Everything from the first line down to the line containing "0, 1, 1, 0, 1, 1, 0, 0, 0, 0, 0]" is to be retyped exactly, both ends included, with pictures left out.

Start

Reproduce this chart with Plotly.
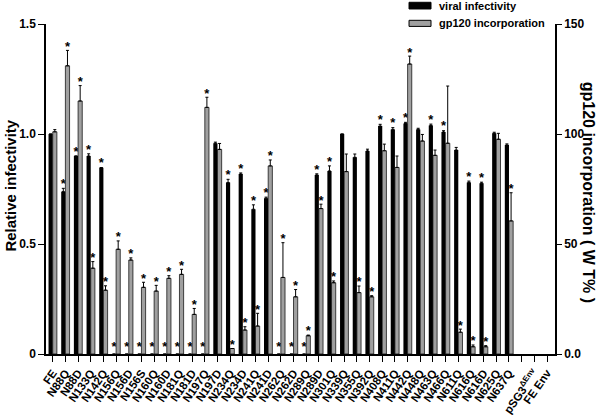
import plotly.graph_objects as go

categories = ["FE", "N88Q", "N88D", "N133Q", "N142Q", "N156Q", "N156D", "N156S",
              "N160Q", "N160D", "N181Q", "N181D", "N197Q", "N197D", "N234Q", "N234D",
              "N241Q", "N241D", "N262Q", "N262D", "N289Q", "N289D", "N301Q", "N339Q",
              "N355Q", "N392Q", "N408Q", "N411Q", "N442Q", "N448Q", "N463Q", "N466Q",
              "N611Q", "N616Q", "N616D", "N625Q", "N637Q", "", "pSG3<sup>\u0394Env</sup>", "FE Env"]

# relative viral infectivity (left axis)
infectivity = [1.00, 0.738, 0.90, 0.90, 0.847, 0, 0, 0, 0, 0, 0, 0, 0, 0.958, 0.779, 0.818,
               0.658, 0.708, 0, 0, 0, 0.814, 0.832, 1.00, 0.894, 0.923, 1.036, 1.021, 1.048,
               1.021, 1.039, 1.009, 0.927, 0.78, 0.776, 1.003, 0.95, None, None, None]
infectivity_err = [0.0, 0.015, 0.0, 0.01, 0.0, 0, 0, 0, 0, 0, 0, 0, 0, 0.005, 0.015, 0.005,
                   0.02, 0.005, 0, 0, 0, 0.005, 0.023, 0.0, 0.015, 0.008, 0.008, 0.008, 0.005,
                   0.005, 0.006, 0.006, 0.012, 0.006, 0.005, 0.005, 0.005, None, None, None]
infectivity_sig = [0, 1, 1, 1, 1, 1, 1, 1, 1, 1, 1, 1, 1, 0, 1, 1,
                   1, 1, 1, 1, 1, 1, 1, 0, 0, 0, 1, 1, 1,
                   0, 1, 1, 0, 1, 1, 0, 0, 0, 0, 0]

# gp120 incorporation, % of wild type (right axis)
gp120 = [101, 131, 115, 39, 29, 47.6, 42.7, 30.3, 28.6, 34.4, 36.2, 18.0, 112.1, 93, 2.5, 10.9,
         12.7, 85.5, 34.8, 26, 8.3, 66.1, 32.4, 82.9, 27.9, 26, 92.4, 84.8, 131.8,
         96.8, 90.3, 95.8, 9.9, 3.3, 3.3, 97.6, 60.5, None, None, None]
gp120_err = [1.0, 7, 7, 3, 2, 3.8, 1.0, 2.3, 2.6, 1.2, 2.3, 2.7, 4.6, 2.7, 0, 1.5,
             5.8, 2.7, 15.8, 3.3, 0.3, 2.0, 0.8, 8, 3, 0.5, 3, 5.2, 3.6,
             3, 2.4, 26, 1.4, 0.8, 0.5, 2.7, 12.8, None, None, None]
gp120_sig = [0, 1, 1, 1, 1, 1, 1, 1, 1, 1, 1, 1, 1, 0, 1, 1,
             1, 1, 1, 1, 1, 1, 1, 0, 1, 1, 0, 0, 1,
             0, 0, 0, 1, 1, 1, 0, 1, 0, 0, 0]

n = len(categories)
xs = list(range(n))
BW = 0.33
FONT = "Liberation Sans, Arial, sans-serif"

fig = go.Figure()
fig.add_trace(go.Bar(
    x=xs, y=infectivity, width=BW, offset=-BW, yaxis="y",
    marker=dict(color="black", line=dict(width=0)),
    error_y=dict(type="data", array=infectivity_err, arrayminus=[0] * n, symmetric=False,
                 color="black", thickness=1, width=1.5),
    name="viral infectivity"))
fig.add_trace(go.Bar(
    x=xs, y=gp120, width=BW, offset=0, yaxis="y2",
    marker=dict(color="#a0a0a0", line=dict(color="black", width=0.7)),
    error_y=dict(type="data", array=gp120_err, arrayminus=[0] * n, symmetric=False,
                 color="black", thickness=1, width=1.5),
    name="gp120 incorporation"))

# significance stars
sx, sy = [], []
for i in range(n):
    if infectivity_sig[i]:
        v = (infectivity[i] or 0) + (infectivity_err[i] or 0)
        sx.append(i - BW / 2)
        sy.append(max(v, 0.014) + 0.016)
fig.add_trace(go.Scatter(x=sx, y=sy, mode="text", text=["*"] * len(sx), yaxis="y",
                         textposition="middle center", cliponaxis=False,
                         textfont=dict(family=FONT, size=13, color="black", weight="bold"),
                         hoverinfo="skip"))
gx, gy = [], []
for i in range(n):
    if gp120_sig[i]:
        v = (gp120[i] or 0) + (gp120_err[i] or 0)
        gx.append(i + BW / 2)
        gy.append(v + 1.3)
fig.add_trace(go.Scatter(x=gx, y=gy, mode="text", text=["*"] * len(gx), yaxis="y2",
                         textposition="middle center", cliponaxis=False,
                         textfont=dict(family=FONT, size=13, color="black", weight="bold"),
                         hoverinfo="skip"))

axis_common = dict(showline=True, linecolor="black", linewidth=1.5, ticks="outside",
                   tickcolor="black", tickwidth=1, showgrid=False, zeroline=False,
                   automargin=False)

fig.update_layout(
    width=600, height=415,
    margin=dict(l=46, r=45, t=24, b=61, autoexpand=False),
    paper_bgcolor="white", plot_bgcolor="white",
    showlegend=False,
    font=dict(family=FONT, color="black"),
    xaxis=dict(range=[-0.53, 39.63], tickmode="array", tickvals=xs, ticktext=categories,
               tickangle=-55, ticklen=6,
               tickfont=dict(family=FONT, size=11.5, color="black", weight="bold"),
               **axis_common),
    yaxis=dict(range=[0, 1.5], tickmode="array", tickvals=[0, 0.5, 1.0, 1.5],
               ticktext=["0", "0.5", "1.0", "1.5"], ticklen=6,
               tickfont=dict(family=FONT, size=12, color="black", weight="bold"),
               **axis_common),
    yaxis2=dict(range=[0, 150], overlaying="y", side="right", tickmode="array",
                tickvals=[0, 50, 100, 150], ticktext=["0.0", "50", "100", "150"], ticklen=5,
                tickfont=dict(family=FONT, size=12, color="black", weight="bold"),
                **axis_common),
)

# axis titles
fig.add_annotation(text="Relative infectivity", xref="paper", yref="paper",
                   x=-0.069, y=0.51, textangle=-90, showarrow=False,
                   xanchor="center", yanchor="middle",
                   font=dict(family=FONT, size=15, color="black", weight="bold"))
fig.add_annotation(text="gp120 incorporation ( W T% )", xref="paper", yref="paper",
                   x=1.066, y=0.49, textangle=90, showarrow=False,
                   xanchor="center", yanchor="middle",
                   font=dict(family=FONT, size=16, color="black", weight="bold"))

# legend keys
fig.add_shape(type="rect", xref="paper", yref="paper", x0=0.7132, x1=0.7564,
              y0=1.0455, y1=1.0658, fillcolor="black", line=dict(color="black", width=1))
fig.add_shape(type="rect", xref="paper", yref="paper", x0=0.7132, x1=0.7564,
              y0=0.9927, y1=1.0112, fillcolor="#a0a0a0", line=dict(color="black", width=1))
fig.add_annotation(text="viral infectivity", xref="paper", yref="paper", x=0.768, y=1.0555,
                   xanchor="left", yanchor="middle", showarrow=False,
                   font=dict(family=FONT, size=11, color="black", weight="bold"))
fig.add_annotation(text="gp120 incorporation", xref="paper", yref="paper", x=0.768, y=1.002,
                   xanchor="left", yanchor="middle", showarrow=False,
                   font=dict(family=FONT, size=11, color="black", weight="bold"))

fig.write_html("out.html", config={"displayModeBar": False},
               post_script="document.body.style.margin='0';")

End

→ Finished task
Reproduce this chart with Plotly.
import plotly.graph_objects as go

categories = ["FE", "N88Q", "N88D", "N133Q", "N142Q", "N156Q", "N156D", "N156S",
              "N160Q", "N160D", "N181Q", "N181D", "N197Q", "N197D", "N234Q", "N234D",
              "N241Q", "N241D", "N262Q", "N262D", "N289Q", "N289D", "N301Q", "N339Q",
              "N355Q", "N392Q", "N408Q", "N411Q", "N442Q", "N448Q", "N463Q", "N466Q",
              "N611Q", "N616Q", "N616D", "N625Q", "N637Q", "", "pSG3<sup>\u0394Env</sup>", "FE Env"]

# relative viral infectivity (left axis)
infectivity = [1.00, 0.738, 0.90, 0.90, 0.847, 0, 0, 0, 0, 0, 0, 0, 0, 0.958, 0.779, 0.818,
               0.658, 0.708, 0, 0, 0, 0.814, 0.832, 1.00, 0.894, 0.923, 1.036, 1.021, 1.048,
               1.021, 1.039, 1.009, 0.927, 0.78, 0.776, 1.003, 0.95, None, None, None]
infectivity_err = [0.0, 0.015, 0.0, 0.01, 0.0, 0, 0, 0, 0, 0, 0, 0, 0, 0.005, 0.015, 0.005,
                   0.02, 0.005, 0, 0, 0, 0.005, 0.023, 0.0, 0.015, 0.008, 0.008, 0.008, 0.005,
                   0.005, 0.006, 0.006, 0.012, 0.006, 0.005, 0.005, 0.005, None, None, None]
infectivity_sig = [0, 1, 1, 1, 1, 1, 1, 1, 1, 1, 1, 1, 1, 0, 1, 1,
                   1, 1, 1, 1, 1, 1, 1, 0, 0, 0, 1, 1, 1,
                   0, 1, 1, 0, 1, 1, 0, 0, 0, 0, 0]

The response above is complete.